Pero allí estaba la Máquina celeste con todas sus estrellas, con ese portero
que era un ídolo entre ídolos. Fue el primer partido que vi en un estadio, y
quedé impresionado con el encanto del futbol y alelado sobre todo por una
jugada, un instante que cambió mi vida. Describo.
Laguna
ataca por el extremo izquierdo. Hay un desborde y un centro en diagonal, a la
olla.
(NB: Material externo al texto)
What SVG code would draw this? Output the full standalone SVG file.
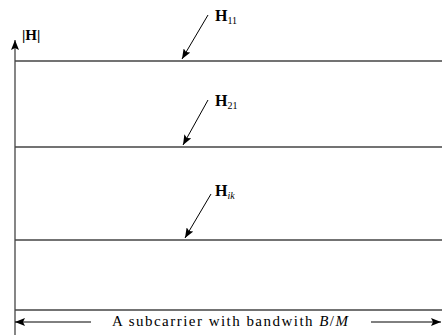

El rematador adelanta al defensa, cabecea con fuerza y colocación, la
pelota va al ángulo, la gente se levanta ya con el grito de gol vibrando en la
garganta, y cuando parece que el balón lamerá las redes de los Cementeros, un
tipo de cuerpo robusto, de presencia imponente y traje negro con vivos blancos
en los hombros, el portero Miguel Marín, pega un brinco descomunal, se tiende
hacia su izquierda por el aire, vuela como cuatro metros y en lugar de tirar un
manotazo a la pelota para echarla fuera por la raya del fondo, la toma en las
alturas con las dos manos, cae con elegancia, se levanta, despeja de lado,
tendidito, y así comienza el contrataque de su equipo.
Vista
así, casi a ras de campo, esa jugada cambió mi vida. Vi volar un ser humano, vi
cómo se colgó del balón y vi como aterrizó, sin despeinarse, en el césped de
San Isidro. El partido quedó empatado 1-1, y pocos meses después Laguna,
nuestro equipo, desapareció de la primera división.
Al
quedar en la orfandad de aficionado, fue fácil encariñarme con Cruz Azul,
equipo al que secretamente ya seguía. Supongo que vi decenas de partidos,
jugaba los sábados en el Azteca, el "Coloso de Santa Úrsula", y lo pasaba el canal 5. Bien
entrado en la adolescencia, gocé con sus triunfos y llegué a llorar, lo
confieso, ante alguna de sus derrotas, sobre todo cuando las padecía contra el
América.
En
los segundos tiempos de los partidos cruzazulinos siempre narraba Ángel
Fernández, el mejor en ese oficio. Él admiraba a Marín tanto como muchos, tanto
como yo. Le decía con elegancia de locutor experto El Gato, o ¡Supermán Marín!
Bueno,
por aquel gran portero cordobés, ex jugador y campeón con Vélez Sarsfield,
multicampeón en México y Supermán de carne y hueso, soy fanático de Cruz Azul
desde hace más de 35 años. Así de fácil.